** start of PROVIDED ENTRIES **

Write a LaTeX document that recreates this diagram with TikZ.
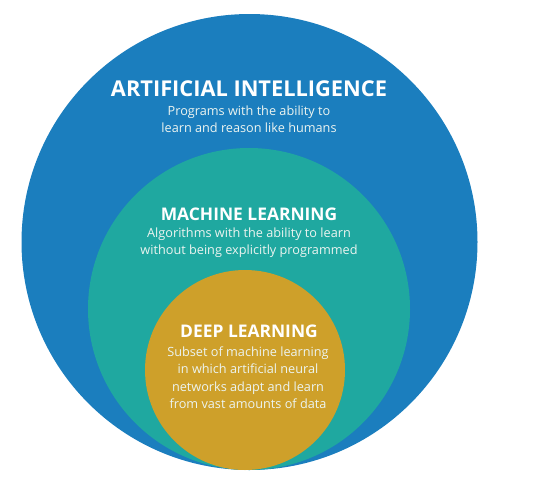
\documentclass[tikz,border=0pt]{standalone}
\usepackage{fontspec}
\setmainfont{Open Sans}
\definecolor{aiblue}{RGB}{27,126,190}
\definecolor{mlteal}{RGB}{31,168,160}
\definecolor{dlgold}{RGB}{206,160,42}
\definecolor{bodytxt}{RGB}{236,244,240}
\begin{document}
\begin{tikzpicture}[x=1pt,y=-1pt,
  title/.style={text=white,font=\bfseries\fontsize{21.8}{24}\selectfont,inner sep=0pt,anchor=base},
  subtitle/.style={text=white,font=\bfseries\fontsize{17.4}{20}\selectfont,inner sep=0pt,anchor=base},
  body/.style={text=bodytxt,font=\fontsize{12.7}{17.5}\selectfont,align=center,inner sep=0pt,anchor=base}]
\useasboundingbox (0,0) rectangle (551,482);
\fill[aiblue] (249.5,242) circle[radius=228];
\fill[mlteal] (249,309) circle[radius=161];
\fill[dlgold] (245,370) circle[radius=100];
\node[title] (ai) at (249,96) {ARTIFICIAL INTELLIGENCE};
\node[body] (aib) at (249,115) {Programs with the ability to};
\node[body] (aib2) at (249,132) {learn and reason like humans};
\node[subtitle] (ml) at (249,220) {MACHINE LEARNING};
\node[body] (mlb) at (249,237) {Algorithms with the ability to learn};
\node[body] (mlb2) at (249,254) {without being explicitly programmed};
\node[subtitle] (dl) at (249,337) {DEEP LEARNING};
\node[body] (dlb1) at (248,356) {Subset of machine learning};
\node[body] (dlb2) at (248,373) {in which artificial neural};
\node[body] (dlb3) at (248,391) {networks adapt and learn};
\node[body] (dlb4) at (248,408) {from vast amounts of data};
\end{tikzpicture}
\end{document}
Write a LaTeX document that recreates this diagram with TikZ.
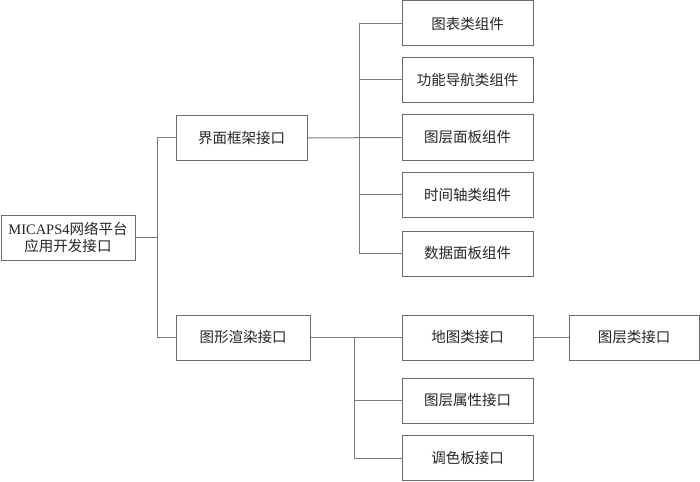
\documentclass[tikz,border=0pt]{standalone}
\usepackage{fontspec}
\setmainfont{Liberation Serif}
\newfontfamily\cjk{Noto Sans CJK SC}
\definecolor{edge}{HTML}{6A6A6A}
\definecolor{wire}{HTML}{7A7A7A}
\begin{document}
\begin{tikzpicture}[x=1pt,y=-1pt,
  box/.style={draw=edge,line width=1pt,fill=white,inner sep=0pt,minimum height=45pt,minimum width=131pt,font=\cjk\fontsize{14.5}{17}\selectfont,text=black!85,align=center},
  wire/.style={draw=wire,line width=1pt}]
\useasboundingbox (0,0) rectangle (700,481);
\node[box,minimum width=134pt] (root) at (68,237.5) {{\fontspec{Liberation Serif}MICAPS4}网络平台\\应用开发接口};
\node[box] (ui) at (241.5,138) {界面框架接口};
\node[box,minimum width=134pt] (render) at (243,337.5) {图形渲染接口};
\node[box] (c1) at (467.5,23.5) {图表类组件};
\node[box] (c2) at (467.5,80) {功能导航类组件};
\node[box] (c3) at (467.5,137.5) {图层面板组件};
\node[box] (c4) at (467.5,194.5) {时间轴类组件};
\node[box] (c5) at (467.5,253.5) {数据面板组件};
\node[box] (c6) at (467.5,337.5) {地图类接口};
\node[box] (c7) at (467.5,400.5) {图层属性接口};
\node[box] (c8) at (467.5,458) {调色板接口};
\node[box,minimum width=130pt] (layer) at (634,337.5) {图层类接口};
\coordinate (t) at (157,237.5);
\draw[wire] (root.east) -- (t);
\draw[wire] (t) |- (ui.west);
\draw[wire] (t) |- (render.west);
\draw[wire] (ui.east) -- (c3.west);
\coordinate (v1) at (359,138);
\draw[wire] (v1) |- (c1.west);
\draw[wire] (v1) |- (c2.west);
\draw[wire] (v1) |- (c4.west);
\draw[wire] (v1) |- (c5.west);
\draw[wire] (render.east) -- (c6.west);
\coordinate (v2) at (354,337.5);
\draw[wire] (v2) |- (c7.west);
\draw[wire] (v2) |- (c8.west);
\draw[wire] (c6.east) -- (layer.west);
\end{tikzpicture}
\end{document}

** end of PROVIDED ENTRIES **

● GIVEN REQUEST
Transcribe the full listing above exactly as it stands, minus the pictures.

● THE ANSWER
Write a LaTeX document that recreates this diagram with TikZ.
\documentclass[tikz,border=0pt]{standalone}
\usepackage{fontspec}
\setmainfont{Open Sans}
\definecolor{aiblue}{RGB}{27,126,190}
\definecolor{mlteal}{RGB}{31,168,160}
\definecolor{dlgold}{RGB}{206,160,42}
\definecolor{bodytxt}{RGB}{236,244,240}
\begin{document}
\begin{tikzpicture}[x=1pt,y=-1pt,
  title/.style={text=white,font=\bfseries\fontsize{21.8}{24}\selectfont,inner sep=0pt,anchor=base},
  subtitle/.style={text=white,font=\bfseries\fontsize{17.4}{20}\selectfont,inner sep=0pt,anchor=base},
  body/.style={text=bodytxt,font=\fontsize{12.7}{17.5}\selectfont,align=center,inner sep=0pt,anchor=base}]
\useasboundingbox (0,0) rectangle (551,482);
\fill[aiblue] (249.5,242) circle[radius=228];
\fill[mlteal] (249,309) circle[radius=161];
\fill[dlgold] (245,370) circle[radius=100];
\node[title] (ai) at (249,96) {ARTIFICIAL INTELLIGENCE};
\node[body] (aib) at (249,115) {Programs with the ability to};
\node[body] (aib2) at (249,132) {learn and reason like humans};
\node[subtitle] (ml) at (249,220) {MACHINE LEARNING};
\node[body] (mlb) at (249,237) {Algorithms with the ability to learn};
\node[body] (mlb2) at (249,254) {without being explicitly programmed};
\node[subtitle] (dl) at (249,337) {DEEP LEARNING};
\node[body] (dlb1) at (248,356) {Subset of machine learning};
\node[body] (dlb2) at (248,373) {in which artificial neural};
\node[body] (dlb3) at (248,391) {networks adapt and learn};
\node[body] (dlb4) at (248,408) {from vast amounts of data};
\end{tikzpicture}
\end{document}
Write a LaTeX document that recreates this diagram with TikZ.
\documentclass[tikz,border=0pt]{standalone}
\usepackage{fontspec}
\setmainfont{Liberation Serif}
\newfontfamily\cjk{Noto Sans CJK SC}
\definecolor{edge}{HTML}{6A6A6A}
\definecolor{wire}{HTML}{7A7A7A}
\begin{document}
\begin{tikzpicture}[x=1pt,y=-1pt,
  box/.style={draw=edge,line width=1pt,fill=white,inner sep=0pt,minimum height=45pt,minimum width=131pt,font=\cjk\fontsize{14.5}{17}\selectfont,text=black!85,align=center},
  wire/.style={draw=wire,line width=1pt}]
\useasboundingbox (0,0) rectangle (700,481);
\node[box,minimum width=134pt] (root) at (68,237.5) {{\fontspec{Liberation Serif}MICAPS4}网络平台\\应用开发接口};
\node[box] (ui) at (241.5,138) {界面框架接口};
\node[box,minimum width=134pt] (render) at (243,337.5) {图形渲染接口};
\node[box] (c1) at (467.5,23.5) {图表类组件};
\node[box] (c2) at (467.5,80) {功能导航类组件};
\node[box] (c3) at (467.5,137.5) {图层面板组件};
\node[box] (c4) at (467.5,194.5) {时间轴类组件};
\node[box] (c5) at (467.5,253.5) {数据面板组件};
\node[box] (c6) at (467.5,337.5) {地图类接口};
\node[box] (c7) at (467.5,400.5) {图层属性接口};
\node[box] (c8) at (467.5,458) {调色板接口};
\node[box,minimum width=130pt] (layer) at (634,337.5) {图层类接口};
\coordinate (t) at (157,237.5);
\draw[wire] (root.east) -- (t);
\draw[wire] (t) |- (ui.west);
\draw[wire] (t) |- (render.west);
\draw[wire] (ui.east) -- (c3.west);
\coordinate (v1) at (359,138);
\draw[wire] (v1) |- (c1.west);
\draw[wire] (v1) |- (c2.west);
\draw[wire] (v1) |- (c4.west);
\draw[wire] (v1) |- (c5.west);
\draw[wire] (render.east) -- (c6.west);
\coordinate (v2) at (354,337.5);
\draw[wire] (v2) |- (c7.west);
\draw[wire] (v2) |- (c8.west);
\draw[wire] (c6.east) -- (layer.west);
\end{tikzpicture}
\end{document}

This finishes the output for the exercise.